The law’s third “web” is the one mentioned in the “Fester Satz” above: God, the judge on the bench of world history (our personal history too) evaluates us individually for how well we do as his “image.” This third web puts us in the divine courtroom and we are on trial, in the dock. God the law-giver now becomes God the evaluator–and finally God the judge, who passes sentence on us for how well we have done in this complex network of many webs that makes up our personal histories. It reveals that we are overwhelmed by the web of obligations. This third web goes beyond the first two. It entangles us in a web of evaluation that reveals the value, the worth, of our lives. Simply stated: are we good or not good? Right or not right? In the law’s third web that question gets answered.]
- In God’s judicial action a verdict, a sentence, is passed on our entire lives, on everything we think or understand about ourselves. God’s verdict in web number three is total.
- Before human beings learn of God’s law revealing this three-fold webbing, they encounter the reality often called fate, destiny, my “lot” in life. The word fate comes from Latin “fatum,” literally “what has been spoken,” in this case, spoken by someone else but now applied to me. Things don’t always go the way we wish they would. We become aware of someone/something “out there in the world” over which we have no control, but which seems to have control over us. A relentless “pressure”–some days more, some days less–lets us know “You are NOT the master of your fate, NOT the captain of your soul.” We resist that pressure, of course, but it doesn’t go away. To that planet-wide experience comes now the revelation of God’s law. Re-velation = taking the veil off. God’s law reveals that what we are bumping up against here is God our creator’s power and pressure, not some “veiled” mysterious “fate,” as the ancient Greeks and Romans thought, nor the anonymous “karma” of Eastern religions. God’s law takes the veil off. It reveals our human self-assertion against that power and pressure, our resistance and protest against it, to be in rebellion against God.

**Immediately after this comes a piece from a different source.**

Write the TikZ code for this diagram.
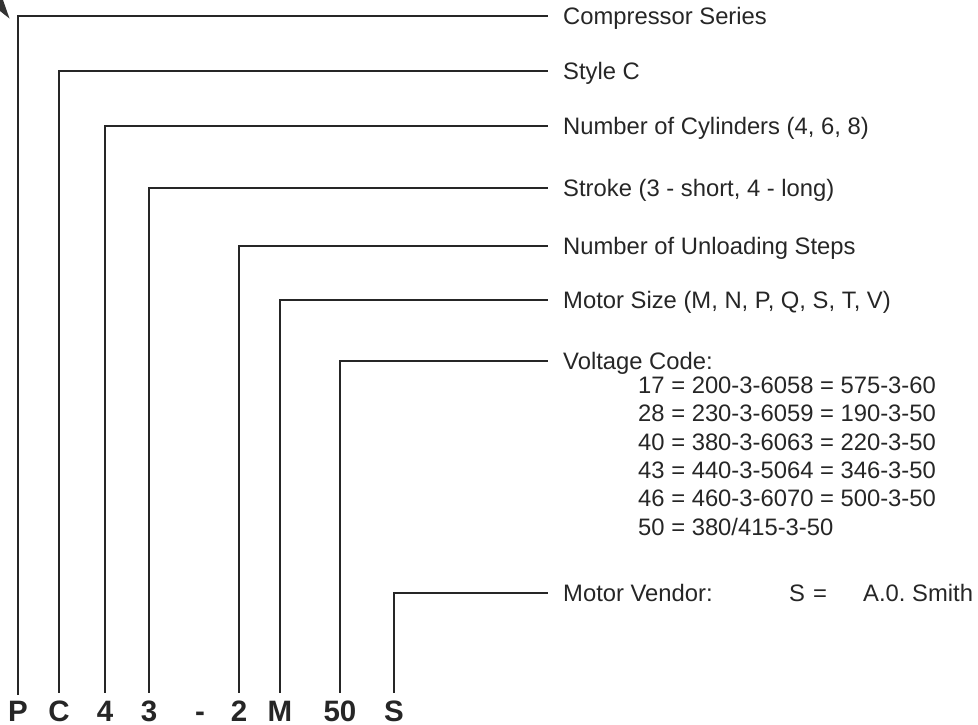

- Through the law, not only individual sins are uncovered, but the entire human self is exposed as a person living in hostility against God (Rom. 8:7). The Biblical concept of “sin” is not individual acts of commandment-breaking. Sin is a value-word–yes, a negative value-word– about our whole person. When the word “sinner” is the truth about me, all of me, not just some part, is hostile to this pressuring God. Sin is the “shape” of my person. That comes first. Sinful acts, breaking commandments, come as a consequence. The shape of the person determines the shape of that person’s actions.
- By not leaving any area of our life immune from its accusation–neither some segment of our biography when we were supposedly “innocent,” nor some segment of our self right now that is not hostile–the law pushes us to the conclusion that our sinfulness has been with us from the very beginning of our physical origin. That is what the term “original sin” means: humans “by nature” living in congenital opposition to God right from the start.
- Sin then entails guilt inasmuch as it is personally charged to our account. One element of human uniqueness among all of God’s other creatures is that human creatures are accountable to God. They get personally evaluated. God checks on them, examines them, when God moves through his creation-garden (Gen. 3) with the penetrating exam-question “Where are you?” That is not a question about geography, but about obligations and responsibilities: where are you on that list of obligations I gave you? Beginning with commadnment #1 “Love the Lord your God with all your heart, all your soul, all your mind–all the time!” The term “guilt” carries the negative verdict of failure to carry out obligations and responsibilites. Failure is a fact. The word “guilt” adds another quality to the fact. “Guilt” says: you are in trouble because of this failure. Your “person” now carries a negative value, negative worth, because of this failure. The guilt element in sin arises from God being the examiner in the evaluation web. God is the one speaking the verdict about my negative value, the negative quality of my sinner-self, not just some human being whom I’ve failed. Though it regularly is fellow humans functioning as God’s agents who communicate the divine verdict to me.
- Guilt is inescapable. That is revealed by the way the law makes no exceptions as it carries out its death threat–“the soul that sinneth, it shall die”–on every human being. But that then reveals God to be a god who kills his own creatures. That is a terrifying revelation–both about God and about us. Luther’s label for such a terrifying encounter with God (drawn from the Old Testament, Isaiah 45:15) is [Latin] “deus absconditus.” Translated, that is “God hidden,” terrifyingly hidden. No wonder Adam and Eve ran to hide from such a God. But where to go? There is no place where God’s three webs don’t entangle us. Everywhere sinners turn to escape Deus Absconditus they run into a sign: No Exit.Which ups the ante about God’s self-revelation in law to fearful dimensions and prompts sinners, who have just been exposed by this law-revelation, to cry out: Is there any OTHER revelation of God, one which might rescue us from this revelation of deus absconditus? The good news is: There is indeed another revelation from the same God. It is THE Good News, aka God’s Gospel. That was the other revelation we started with above in Section #11.